NEW YORK (Reuters Life!) - A tapestry woven with the silk of more than 1 million spiders has been put on display at the American Museum of Natural History in New York as scientists struggle to artificially replicate the strong, ductile material.
It took about 80 people around four years to produce the piece of golden fabric measuring 11 feet long by 4 feet wide which creators Nicholas Godley and Simon Peers describe as a unique work of art.
They said the only other known example of a spider silk tapestry was last seen on display in Paris more than a 100 years ago. It was subsequently lost and has not been seen since.
Godley, an American fashion expert, and Simon Peers, a textile maker who lives in Madagascar, took on the challenge after studying the work of French missionary Jacob Paul Comboue.
Comboue worked with spiders in Madagascar in the 1880s but had limited success with weaving their silk, also known as gossamer, as he tried to make silk in much the same way that silkworm cocoons have been used for centuries.
Godley says they studied Camboue's writings and improved on his methods for extracting silk filament from golden orb spiders but they faced plenty of challenges along the way.
"Once we got started the big challenge was a logistical challenge, figuring out how to get so many spiders and doing so in obviously a sustainable way," Godley told Reuters Television.
"The female spiders are cannibalistic, so they eat each other. So we originally tried to raise them which didn't work. We started with 20 in the morning and the next morning we had five left. So collecting was the only option."

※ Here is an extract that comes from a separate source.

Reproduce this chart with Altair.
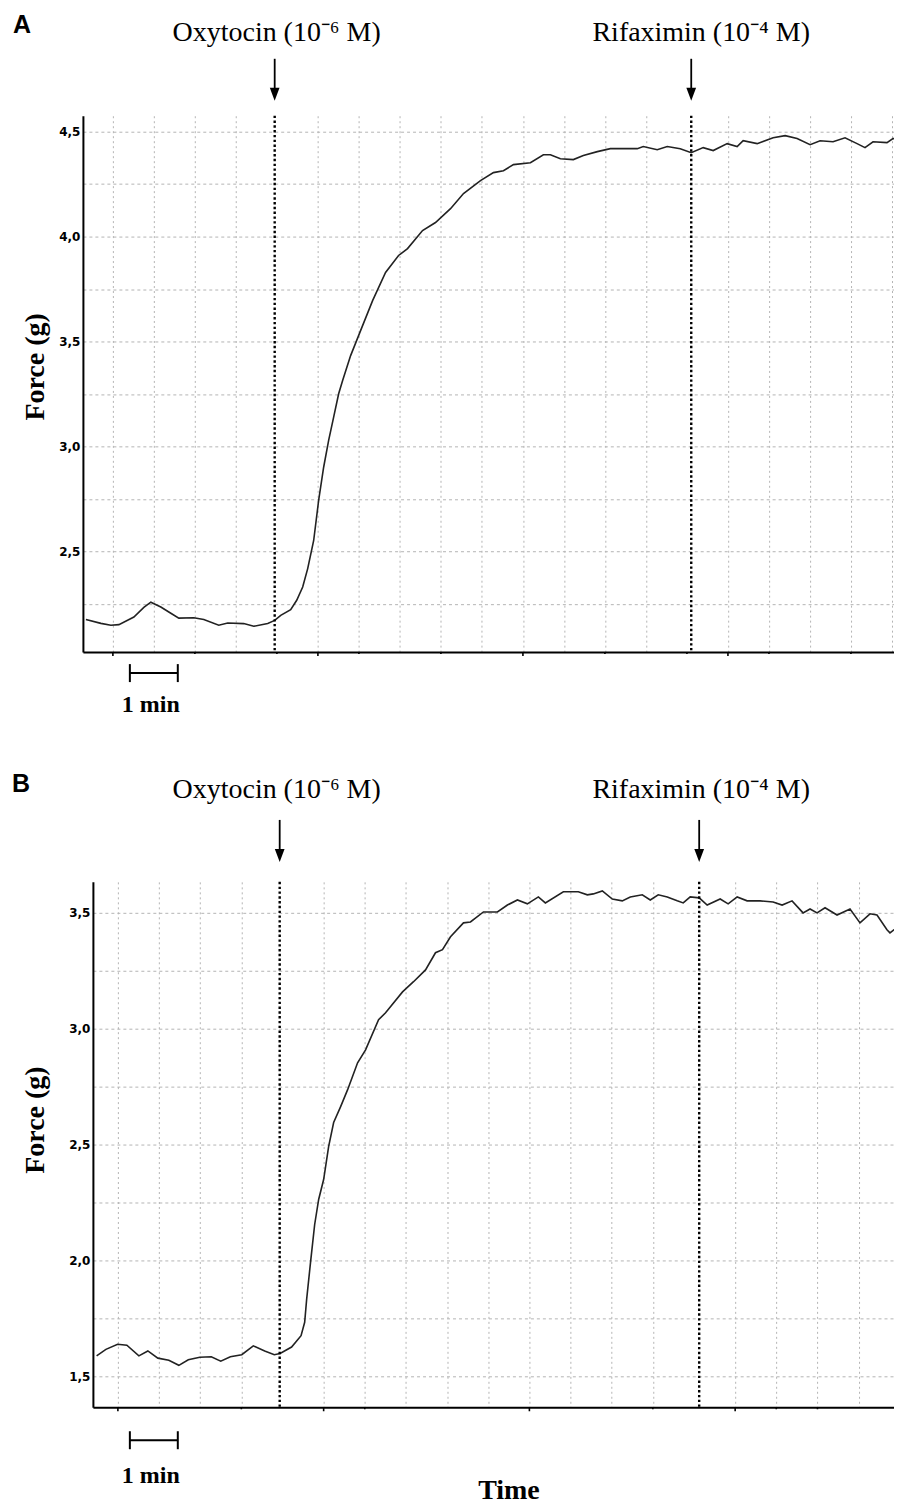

Every morning 70 people set out to find the female golden orb spiders in and around the capital of Madagascar, collecting about 3,000 a day from telephone lines with long poles.
The next step was to draw the silk from the spiders. This was done by placing the spiders in a harness and gently drawing out the silk filament. Each spider produced about 80 feet of filament.
Then came the threading of the silk and the weaving, processes that took three long years to complete.
"The idea was to create a work of art. Given the amount of work from the spiders, we said let's do something that is not just spectacular but is worthy of being in a museum and we are very lucky to have done it and to have achieved that," Godley said.
Godley hopes the artwork will not only shine a light on the beauty of the spider silk, but also display its unique properties.
Spider silk's tensile strength is greater than that of steel and it is also very ductile, able to stretch without breaking.
For years scientists have been trying to produce artificial spider silk, eyeing possible uses ranging from light-weight bullet proof vests to the next generation of space suits.
However, spider silk is difficult to mimic in a lab because the gossamer begins as a liquid in the spider's silk gland and only gains its strength as a solid after a complicated course through the spider's body.